Pattern 2: PostgreSQL + DynamoDB for scale hotspots
- Keep relational truth in PostgreSQL
- Use DynamoDB for ultra-fast key lookups (sessions, rate limits, caches with persistence)
Why it works: avoids forcing Postgres into extreme throughput patterns.
Pattern 3: DynamoDB-first for event-driven AWS systems
- DynamoDB + Lambda + Streams can be highly scalable
- Best when the team designs around event flows and key patterns
Watch out: adding “just one new query” later can mean new indexes and rethinking data layout.
FAQs (Optimized for Featured Snippets)
Is PostgreSQL better than MongoDB?
PostgreSQL is generally better for relational data, complex queries, and strong transactions.
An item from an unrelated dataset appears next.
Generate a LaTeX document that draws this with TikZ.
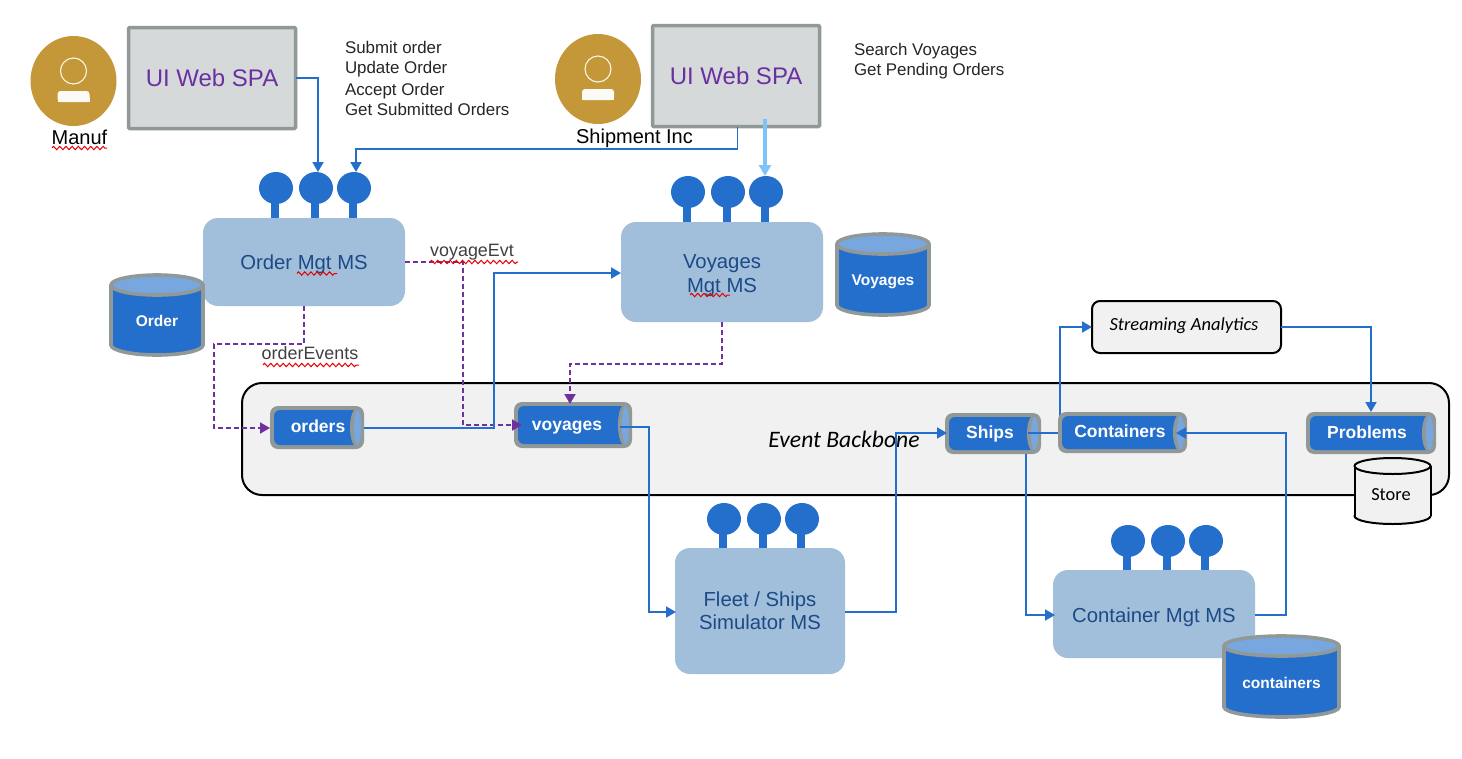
\documentclass[tikz,border=0pt]{standalone}
\usepackage{fontspec}
\setmainfont{Liberation Sans}
\newfontfamily\carl{Carlito}
\usetikzlibrary{arrows.meta,shapes.geometric,decorations.pathmorphing,calc}
\definecolor{ibm}{HTML}{256FCC}
\definecolor{lightb}{HTML}{78A7E0}
\definecolor{grayb}{HTML}{919998}
\definecolor{msfill}{HTML}{A1BFDA}
\definecolor{mstext}{HTML}{1C4A86}
\definecolor{uifill}{HTML}{D5D9DA}
\definecolor{uitext}{HTML}{6A30A0}
\definecolor{person}{HTML}{C49739}
\definecolor{sky}{HTML}{7DC4FF}
\definecolor{dash}{HTML}{7030A0}
\definecolor{panel}{HTML}{F1F1F1}
\newcommand{\fs}[1]{\fontsize{#1}{#1}\selectfont}
\tikzset{
  conn/.style={draw=ibm,line width=1.9pt,-{Triangle[length=10pt,width=11pt]}},
  lightconn/.style={draw=sky,line width=3.5pt,-{Triangle[length=11pt,width=12pt]}},
  evt/.style={draw=dash,line width=1.9pt,dash pattern=on 5pt off 3pt,-{Triangle[length=10pt,width=11pt]}},
  squig/.style={draw=red!90!black,line width=1pt,decorate,decoration={zigzag,segment length=6.2pt,amplitude=1.7pt}},
  lbl/.style={inner sep=0,outer sep=0,anchor=center},
  evenlbl/.style={lbl,text height=13pt,text depth=1pt},
  anchorbox/.style={inner sep=0,outer sep=0},
  uibox/.style={draw=grayb,fill=uifill,line width=3.5pt,rounded corners=1pt,inner sep=0,outer sep=0,text=uitext,font=\fs{24}},
  msbox/.style={fill=msfill,rounded corners=15pt,inner sep=0,outer sep=0,text=mstext,font=\fs{20.3},align=center},
  blackbox/.style={draw=black,fill=panel,line width=2pt,inner sep=0,outer sep=0},
  callout/.style={inner sep=0,outer sep=0,anchor=west,text height=13pt,text depth=1pt,text=black!85,font=\fs{16.9}},
  dblabel/.style={evenlbl,text=white,font=\bfseries\fs{15.5}},
  tubelabel/.style={evenlbl,text=white,font=\bfseries\fs{17.5}},
  evtlabel/.style={evenlbl,text=black!75,font=\fs{17.9}},
  pole/.style={fill=ibm},
  bulb/.style={ellipse,fill=ibm,minimum width=34pt,minimum height=32pt,inner sep=0,outer sep=0},
}
% name, x1, y1, x2, y2, label, label x
\newcommand{\tubeN}[7]{%
  \pgfmathsetmacro{\mx}{(#2+#4)/2}\pgfmathsetmacro{\my}{(#3+#5)/2}%
  \pgfmathsetmacro{\ry}{(#5-#3)/2-2}%
  \fill[grayb,rounded corners=8pt] (#2,#3) rectangle (#4,#5);
  \fill[ibm,rounded corners=6pt] ({#2+4},{#3+4}) rectangle ({#4-4},{#5-4});
  \fill[grayb] ({#4-7},\my) ellipse [x radius=7,y radius=\ry];
  \fill[lightb] ({#4-6.5},\my) ellipse [x radius=3.5,y radius={\ry-2}];
  \node[anchorbox,minimum width={#4-#2},minimum height={#5-#3}] (#1) at (\mx,\my) {};
  \node[tubelabel] (#1-t) at (#7,{\my-1}) {#6};
}
% name, x, ytop-centre, bottom
\newcommand{\lolli}[4]{%
  \fill[pole] ({#2-5},#3) rectangle ({#2+3},#4);
  \node[bulb] (#1) at (#2,#3) {};
}
% name, x1,y1,x2,y2, ry, label, label y
\newcommand{\dbCyl}[8]{%
  \pgfmathsetmacro{\mx}{(#2+#4)/2}\pgfmathsetmacro{\rx}{(#4-#2)/2-2}%
  \fill[ibm,draw=grayb,line width=3.6pt] (\mx,{#5-#6-2}) ellipse [x radius=\rx,y radius=#6];
  \fill[ibm] ({#2+2},{#3+#6+2}) rectangle ({#4-2},{#5-#6-2});
  \draw[grayb,line width=3.6pt] ({#2+2},{#3+#6+2}) -- ({#2+2},{#5-#6-2});
  \draw[grayb,line width=3.6pt] ({#4-2},{#3+#6+2}) -- ({#4-2},{#5-#6-2});
  \fill[lightb,draw=grayb,line width=3.6pt] (\mx,{#3+#6+2}) ellipse [x radius=\rx,y radius=#6];
  \node[dblabel] (#1) at (\mx,#8) {#7};
}
% name, cx, cy
\newcommand{\personIcon}[3]{%
  \node[ellipse,fill=person,minimum width=86pt,minimum height=90pt,inner sep=0,outer sep=0] (#1) at (#2,#3) {};
  \draw[white!90!person,line width=1.1pt] (#2,{#3-10}) circle [radius=13];
  \fill[white!95!person,rounded corners=3pt] ({#2-16},{#3+21}) -- ({#2-16},{#3+10}) -- ({#2+16},{#3+10}) -- ({#2+16},{#3+21}) -- cycle;
  \fill[white!95!person] ({#2-16},{#3+16}) rectangle ({#2+16},{#3+21});
}
\begin{document}
\begin{tikzpicture}[x=1pt,y=-1pt]
\useasboundingbox (0,0) rectangle (1462,758);
\fill[white] (0,0) rectangle (1462,758);

% Event backbone
\node[blackbox,rounded corners=20pt,minimum width=1207pt,minimum height=112pt] (backbone) at (845.5,439) {};
\node[lbl,font=\carl\itshape\fs{23.6}] (bbtext) at (844,439) {Event Backbone};

% People and UIs
\personIcon{manuf}{73.5}{81}
\personIcon{shipper}{598}{79}
\node[uibox,minimum width=167pt,minimum height=101pt] (uiA) at (212,78) {UI Web SPA};
\node[evenlbl,font=\fs{20}] (manufT) at (79.5,138.3) {Manuf};
\node[uibox,minimum width=167pt,minimum height=101pt] (uiB) at (736,76) {UI Web SPA};
\node[evenlbl,font=\fs{20}] (shipT) at (634.5,137.5) {Shipment Inc};

\node[callout] (c1) at (345,47) {Submit order};
\node[callout] (c2) at (345,67) {Update Order};
\node[callout] (c3) at (345,89) {Accept Order};
\node[callout] (c4) at (345,109) {Get Submitted Orders};
\node[callout] (c5) at (854,49) {Search Voyages};
\node[callout] (c6) at (854,69) {Get Pending Orders};

% Microservices
\lolli{oL1}{276}{188}{220}
\lolli{oL2}{316}{188}{220}
\lolli{oL3}{354}{188}{220}
\node[msbox,minimum width=202pt,minimum height=88pt] (order) at (304,262) {\rule{0pt}{20pt}Order Mgt MS};

\lolli{vL1}{688}{192}{224}
\lolli{vL2}{728}{192}{224}
\lolli{vL3}{766}{192}{224}
\node[msbox,minimum width=202pt,minimum height=100pt] (voy) at (722,272) {\rule{0pt}{21pt}Voyages\\[4pt]Mgt MS};

\lolli{fL1}{724}{519}{550}
\lolli{fL2}{764}{519}{550}
\lolli{fL3}{802}{519}{550}
\node[msbox,minimum width=170pt,minimum height=126pt] (fleet) at (760,611) {Fleet / Ships\\[3pt]Simulator MS};

\lolli{cL1}{1128}{541}{572}
\lolli{cL2}{1168}{541}{572}
\lolli{cL3}{1206}{541}{572}
\node[msbox,minimum width=202pt,minimum height=88pt] (cont) at (1154,614) {\rule{0pt}{21pt}Container Mgt MS};

% Databases
\dbCyl{dbOrder}{109}{273}{205}{357}{10}{Order}{320}
\dbCyl{dbVoy}{835}{232}{931}{317}{10}{Voyages}{279}
\dbCyl{dbCont}{1222}{634}{1341}{719}{10}{containers}{682}

% Streaming analytics
\node[blackbox,rounded corners=8pt,minimum width=189pt,minimum height=52pt] (stream) at (1186.5,327) {};
\node[lbl,font=\carl\itshape\fs{18.5}] (streamT) at (1184,326) {Streaming Analytics};

% Topics
\tubeN{tOrders}{270}{406}{364}{449}{orders}{318}
\tubeN{tVoy}{514}{402}{632}{448}{voyages}{567}
\tubeN{tShips}{945}{413}{1041}{454}{Ships}{990}
\draw[conn] ([xshift=-13pt,yshift=0.5pt]tShips.east) -| (1060,380) |- (stream.west);
\tubeN{tCont}{1058}{412}{1187}{453}{Containers}{1120}
\tubeN{tProb}{1306}{412}{1436}{454}{Problems}{1367}

% Store
\draw[draw=black,fill=panel,line width=2pt] (1392.5,516) ellipse [x radius=38,y radius=8];
\fill[panel] (1354.5,466) rectangle (1430.5,516);
\draw[black,line width=2pt] (1354.5,466) -- (1354.5,516);
\draw[black,line width=2pt] (1430.5,466) -- (1430.5,516);
\draw[draw=black,fill=panel,line width=2pt] (1392.5,466) ellipse [x radius=38,y radius=8];
\node[lbl,font=\carl\fs{18.4}] (store) at (1391,495) {Store};

% Connectors
\draw[conn] (uiA.east) -| ([xshift=2pt]oL2.north);
\draw[conn] ([xshift=1.5pt]uiB.south) |- (356,149) -- ([xshift=2pt]oL3.north);
\draw[lightconn] ([xshift=29pt,yshift=8pt]uiB.south) -- ([xshift=-1pt]vL3.north);
\draw[evt] (order.east) -| (463,300) |- ([xshift=8pt]tVoy.west);
\draw[evt] (order.south) |- (214,344) |- ([yshift=-0.5pt]tOrders.west);
\draw[conn] ([yshift=-0.5pt]tOrders.east) -| (494,300) |- ([yshift=-1pt]voy.west);
\draw[evt] (voy.south) |- (570,364) -- ([xshift=-3pt,yshift=-2pt]tVoy.north);
\draw[conn] ([xshift=-12pt,yshift=-2pt]tVoy.east) -| (649,500) |- ([xshift=1pt,yshift=-1pt]fleet.west);
\draw[conn] ([yshift=-1pt]fleet.east) -| (896,500) |- ([xshift=2pt,yshift=0.5pt]tShips.west);
\draw[conn] ([xshift=33pt]tShips.south) |- ([xshift=2pt,yshift=-1pt]cont.west);
\draw[conn] ([yshift=-1pt]cont.east) -| (1286,500) |- ([xshift=-11pt,yshift=-0.5pt]tCont.east);
\draw[conn] (stream.east) -| (tProb.north);

% Connector labels
\node[evtlabel] (vEvt) at (472,250) {voyageEvt};
\node[evtlabel] (oEvt) at (310,353) {orderEvents};

% Spell-check squiggles
\draw[squig] (52,148) -- (107,148);
\draw[squig] (297,273.5) -- (337,273.5);
\draw[squig] (430,262) -- (518,262);
\draw[squig] (263,365) -- (359,365);
\draw[squig] (690,295) -- (730,295);
\end{tikzpicture}
\end{document}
MongoDB is often better for flexible, document-based data models and fast iteration when schemas change frequently.
Is DynamoDB faster than PostgreSQL?
For key-based lookups at massive scale, DynamoDB can deliver extremely low latency and scale seamlessly. PostgreSQL can also be very fast, but performance depends more on indexing, query complexity, and infrastructure sizing.
Can MongoDB replace PostgreSQL?
Sometimes, but not always. MongoDB can replace PostgreSQL when you don’t need heavy relational joins and your data is more naturally document-based. If your domain requires strong relational integrity and complex reporting, PostgreSQL remains the safer fit.
When should I avoid DynamoDB?
Avoid DynamoDB when:
- You need frequent ad hoc queries and flexible filtering
- Your access patterns aren’t known upfront
- You expect many new query requirements post-launch without redesigning indexes
Final Takeaway: Pick the Database That Matches Your “Shape of Truth”
If you want one simple guiding principle:
- PostgreSQL is best when your app is built around relationships and correctness.
- MongoDB is best when your app is built around documents and change.
- DynamoDB is best when your app is built around predictable key access at scale.